Splitting water to release hydrogen for a future zero-carbon energy economy makes perfect sense unless you take into account just how precious a resource is pure water. Fortunately, a team from Stanford University are working on a way to use the much more abundant resource of seawater instead. [Kuang, Y. et al. Proc Natl Acad Sci (2019) 201900556 DOI: 10.1073/pnas.1900556116]

Theoretically, to power cities and cars, "you need so much hydrogen it is not conceivable to use purified water," explains team member Hongjie Dai, "We barely have enough water for our current needs in California." Nevertheless, hydrogen is an appealing alternative to fossil fuels as it avoids the notorious carbon emissions. Using hydrogen in a fuel cell or even burning it produces only water as a byproduct. Dai's team has now demonstrated a proof-of-concept that avoids the problem of electrode and system corrosion when salt water is used in electrolysis. Fundamentally, the team has found that they by coating the anode with layers that have a net negative charge, they could repel the corrosive chloride ions and slow the decay of the underlying electrode metal.

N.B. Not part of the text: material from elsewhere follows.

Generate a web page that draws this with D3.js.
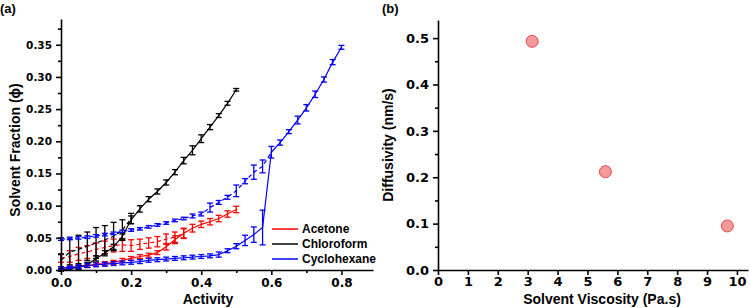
<!DOCTYPE html>
<html>
<head>
<meta charset="utf-8">
<script src="https://cdn.jsdelivr.net/npm/d3@7/dist/d3.min.js"></script>
<style>
  body { margin: 0; background: #fff; }
  svg { display: block; font-family: "Liberation Sans", Arial, sans-serif; font-weight: bold; }
  .axis path, .axis line { stroke: #000; stroke-width: 1.6; }
  .axis text { font-family: "DejaVu Sans", Verdana, sans-serif; font-weight: bold; }
</style>
</head>
<body>
<script>
// ---- panel (a): solvent sorption isotherms ----
var chlAbsAct = [0,0.025,0.05,0.075,0.1,0.125,0.15,0.175,0.2,0.225,0.25,0.275,0.3,0.325,0.35,0.375,0.4,0.425,0.45,0.475,0.5];
var chlAbs    = [0.000,0.002,0.004,0.008,0.018,0.026,0.036,0.052,0.078,0.095,0.110,0.122,0.136,0.152,0.170,0.186,0.204,0.222,0.240,0.259,0.280];
var chlAbsErr = [0.002,0.002,0.003,0.004,0.004,0.004,0.004,0.004,0.006,0.005,0.004,0.004,0.004,0.004,0.005,0.007,0.006,0.004,0.003,0.003,0.002];
var chlDesAct = [0,0.025,0.05,0.075,0.1,0.125,0.15,0.175,0.2];
var chlDes    = [0.015,0.028,0.032,0.037,0.042,0.047,0.052,0.062,0.080];
var chlDesErr = [0.010,0.020,0.022,0.022,0.024,0.022,0.022,0.016,0.008];

var aceAbsAct = [0,0.025,0.05,0.075,0.1,0.125,0.15,0.175,0.2,0.225,0.25,0.275,0.3,0.325,0.35,0.375,0.4,0.425,0.45,0.475,0.5];
var aceAbs    = [0.003,0.004,0.005,0.006,0.009,0.010,0.012,0.015,0.018,0.021,0.023,0.027,0.036,0.047,0.057,0.065,0.071,0.075,0.080,0.087,0.094];
var aceAbsErr = [0.002,0.002,0.002,0.002,0.003,0.003,0.003,0.003,0.003,0.003,0.003,0.003,0.005,0.006,0.007,0.006,0.005,0.005,0.005,0.005,0.005];
var aceDesAct = [0,0.025,0.05,0.075,0.1,0.125,0.15,0.175,0.2,0.225,0.25,0.275,0.3,0.325,0.35];
var aceDes    = [0.018,0.021,0.025,0.028,0.032,0.035,0.038,0.039,0.038,0.040,0.042,0.044,0.048,0.051,0.057];
var aceDesErr = [0.006,0.009,0.010,0.010,0.010,0.010,0.010,0.010,0.009,0.008,0.008,0.008,0.008,0.008,0.008];

var cycAbsAct = [0,0.025,0.05,0.075,0.1,0.125,0.15,0.175,0.2,0.225,0.25,0.275,0.3,0.325,0.35,0.375,0.4,0.425,0.45,0.475,0.5,0.525,0.55,0.575,0.6,0.625,0.65,0.675,0.7,0.725,0.75,0.775,0.8];
var cycAbs    = [0.003,0.004,0.005,0.007,0.008,0.009,0.010,0.011,0.012,0.013,0.015,0.016,0.017,0.018,0.019,0.020,0.021,0.022,0.024,0.030,0.037,0.046,0.055,0.066,0.183,0.198,0.215,0.233,0.252,0.273,0.296,0.323,0.346];
var cycAbsErr = [0.002,0.002,0.003,0.003,0.003,0.003,0.003,0.003,0.003,0.003,0.003,0.003,0.003,0.003,0.003,0.003,0.003,0.003,0.004,0.003,0.004,0.008,0.012,0.027,0.009,0.004,0.003,0.006,0.005,0.005,0.004,0.004,0.003];
var cycDesAct = [0,0.025,0.05,0.075,0.1,0.125,0.15,0.175,0.2,0.225,0.25,0.275,0.3,0.325,0.35,0.375,0.4,0.425,0.45,0.475,0.5,0.525,0.55,0.575,0.6];
var cycDes    = [0.048,0.049,0.050,0.051,0.053,0.055,0.057,0.060,0.062,0.064,0.067,0.070,0.073,0.077,0.080,0.084,0.087,0.097,0.105,0.113,0.123,0.138,0.152,0.161,0.183];
var cycDesErr = [0.002,0.002,0.002,0.002,0.002,0.002,0.002,0.002,0.002,0.002,0.002,0.002,0.002,0.002,0.002,0.003,0.003,0.007,0.003,0.003,0.009,0.004,0.011,0.010,0.000];

var solventNames = ["Acetone", "Chloroform", "Cyclohexane"];
var solventColors = ["#ff0000", "#000000", "#0000ff"];

// ---- panel (b): diffusivity vs viscosity ----
var viscosity   = [3.15, 5.6, 9.68];
var diffusivity = [0.493, 0.212, 0.095];

function zip(xs, ys, es) {
  return xs.map(function(x, i) { return {x: x, y: ys[i], e: es[i]}; });
}

var svg = d3.select("body").append("svg")
    .attr("width", 750)
    .attr("height", 308);

// ===== panel (a) =====
var xA = d3.scaleLinear().domain([0, 0.89]).range([61, 373]);
var yA = d3.scaleLinear().domain([0, 0.39]).range([270, 19]);

var series = [
  {d: zip(aceDesAct, aceDes, aceDesErr), c: solventColors[0], dash: "4,3"},
  {d: zip(chlDesAct, chlDes, chlDesErr), c: solventColors[1], dash: "4,3"},
  {d: zip(cycDesAct, cycDes, cycDesErr), c: solventColors[2], dash: "4,3"},
  {d: zip(aceAbsAct, aceAbs, aceAbsErr), c: solventColors[0], dash: null},
  {d: zip(chlAbsAct, chlAbs, chlAbsErr), c: solventColors[1], dash: null},
  {d: zip(cycAbsAct, cycAbs, cycAbsErr), c: solventColors[2], dash: null}
];

var line = d3.line()
    .x(function(d) { return xA(d.x); })
    .y(function(d) { return yA(d.y); });

var plotA = svg.append("g");
series.forEach(function(s) {
  var g = plotA.append("g");
  g.append("path")
    .datum(s.d)
    .attr("d", line)
    .attr("fill", "none")
    .attr("stroke", s.c)
    .attr("stroke-width", 1.2)
    .attr("stroke-dasharray", s.dash);

  // error bars
  var eb = g.selectAll(".eb").data(s.d.filter(function(d) { return d.e > 0; }))
    .enter().append("g")
    .attr("stroke", s.c)
    .attr("stroke-width", 1.3);
  eb.append("line")
    .attr("x1", function(d) { return xA(d.x); })
    .attr("x2", function(d) { return xA(d.x); })
    .attr("y1", function(d) { return yA(d.y - d.e); })
    .attr("y2", function(d) { return yA(d.y + d.e); });
  eb.append("line")
    .attr("x1", function(d) { return xA(d.x) - 3; })
    .attr("x2", function(d) { return xA(d.x) + 3; })
    .attr("y1", function(d) { return yA(d.y + d.e); })
    .attr("y2", function(d) { return yA(d.y + d.e); });
  eb.append("line")
    .attr("x1", function(d) { return xA(d.x) - 3; })
    .attr("x2", function(d) { return xA(d.x) + 3; })
    .attr("y1", function(d) { return yA(d.y - d.e); })
    .attr("y2", function(d) { return yA(d.y - d.e); });
});

// axes (a)
svg.append("g")
    .attr("class", "axis")
    .attr("transform", "translate(0,270)")
    .call(d3.axisBottom(xA).tickValues([0.1, 0.3, 0.5, 0.7]).tickSize(3).tickFormat(""))
    .call(function(g) { g.select(".domain").remove(); });
svg.append("g")
    .attr("class", "axis")
    .attr("transform", "translate(0,270)")
    .call(d3.axisBottom(xA).tickValues([0, 0.2, 0.4, 0.6, 0.8]).tickSize(5).tickSizeOuter(0).tickFormat(d3.format(".1f")))
    .call(function(g) { g.selectAll("text").attr("font-size", 12).attr("y", 8).attr("dy", "0.71em"); });

svg.append("g")
    .attr("class", "axis")
    .attr("transform", "translate(61,0)")
    .call(d3.axisLeft(yA).tickValues([0.025, 0.075, 0.125, 0.175, 0.225, 0.275, 0.325, 0.375]).tickSize(3).tickFormat(""))
    .call(function(g) { g.select(".domain").remove(); });
svg.append("g")
    .attr("class", "axis")
    .attr("transform", "translate(61,0)")
    .call(d3.axisLeft(yA).tickValues([0, 0.05, 0.1, 0.15, 0.2, 0.25, 0.3, 0.35]).tickSize(5).tickSizeOuter(0).tickFormat(d3.format(".2f")))
    .call(function(g) { g.selectAll("text").attr("font-size", 10.5).attr("x", -9); });

svg.append("text")
    .attr("x", 208).attr("y", 304)
    .attr("text-anchor", "middle")
    .attr("font-size", 14)
    .text("Activity");
svg.append("text")
    .attr("transform", "translate(20,150) rotate(-90)")
    .attr("text-anchor", "middle")
    .attr("font-size", 14)
    .text("Solvent Fraction (\u03d5)");
svg.append("text")
    .attr("x", 0).attr("y", 13)
    .attr("font-size", 13)
    .text("(a)");

// legend
var legend = svg.selectAll(".legend")
    .data(solventNames)
  .enter().append("g")
    .attr("class", "legend")
    .attr("transform", function(d, i) { return "translate(272," + (229 + i * 15) + ")"; });
legend.append("line")
    .attr("x1", 0).attr("x2", 26)
    .attr("stroke", function(d, i) { return solventColors[i]; })
    .attr("stroke-width", 1.5);
legend.append("text")
    .attr("x", 30).attr("dy", "0.35em")
    .attr("font-size", 12)
    .text(function(d) { return d; });

// ===== panel (b) =====
var xB = d3.scaleLinear().domain([0, 10.37]).range([438, 748]);
var yB = d3.scaleLinear().domain([0, 0.539]).range([270, 20]);

svg.append("g")
    .attr("class", "axis")
    .attr("transform", "translate(0,270)")
    .call(d3.axisBottom(xB).tickValues(d3.range(0, 11)).tickSize(5).tickSizeOuter(0).tickFormat(d3.format("d")))
    .call(function(g) { g.selectAll("text").attr("font-size", 13).attr("y", 7).attr("dy", "0.71em"); });
svg.append("g")
    .attr("class", "axis")
    .attr("transform", "translate(438,0)")
    .call(d3.axisLeft(yB).tickValues([0.05, 0.15, 0.25, 0.35, 0.45]).tickSize(3).tickFormat(""))
    .call(function(g) { g.select(".domain").remove(); });
svg.append("g")
    .attr("class", "axis")
    .attr("transform", "translate(438,0)")
    .call(d3.axisLeft(yB).tickValues([0, 0.1, 0.2, 0.3, 0.4, 0.5]).tickSize(5).tickSizeOuter(0).tickFormat(d3.format(".1f")))
    .call(function(g) { g.selectAll("text").attr("font-size", 13).attr("x", -9); });

svg.selectAll(".dot")
    .data(viscosity)
  .enter().append("circle")
    .attr("class", "dot")
    .attr("r", 6)
    .attr("cx", function(d) { return xB(d); })
    .attr("cy", function(d, i) { return yB(diffusivity[i]); })
    .attr("fill", "#f59a9a")
    .attr("stroke", "#e8474a")
    .attr("stroke-width", 1);

svg.append("text")
    .attr("x", 602).attr("y", 304)
    .attr("text-anchor", "middle")
    .attr("font-size", 14)
    .text("Solvent Viscosity (Pa.s)");
svg.append("text")
    .attr("transform", "translate(393,145) rotate(-90)")
    .attr("text-anchor", "middle")
    .attr("font-size", 14)
    .text("Diffusivity (nm/s)");
svg.append("text")
    .attr("x", 382).attr("y", 13)
    .attr("font-size", 13)
    .text("(b)");
</script>
</body>
</html>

The team layered nickel-iron hydroxide on top of nickel sulfide, which covers a nickel foam core. The nickel foam acts as a conductor while the nickel-iron hydroxide sparks the electrolysis, separating water into oxygen and hydrogen. During electrolysis, the nickel sulfide evolves into a negatively charged layer that protects the anode.

The team showed that the same electrolytic cell failed after twelve hours using seawater, the anode simply crumbles and falls apart. With the coating in place, it can work for more than a thousand hours. The approach avoids the need to run at a lower current, which was previously the only way to slow anode decay in seawater electrolysis. The team's coated electrode will operate at 10 times the usual "electrode-safe" current and so generates hydrogen from seawater much faster than any other approach.

The lab tests were conclusive, but the team has also successfully demonstrated a system closer to a real-world application that uses a current from a solar cell and actual sweater from the San Francisco Bay. The system runs at industry standard currents for water electrolysis. In terms of transferring the technology, "One could just use these elements in existing electrolyzer systems and that could be pretty quick," Dai explains. "It's not like starting from zero - it's more like starting from 80 or 90 percent."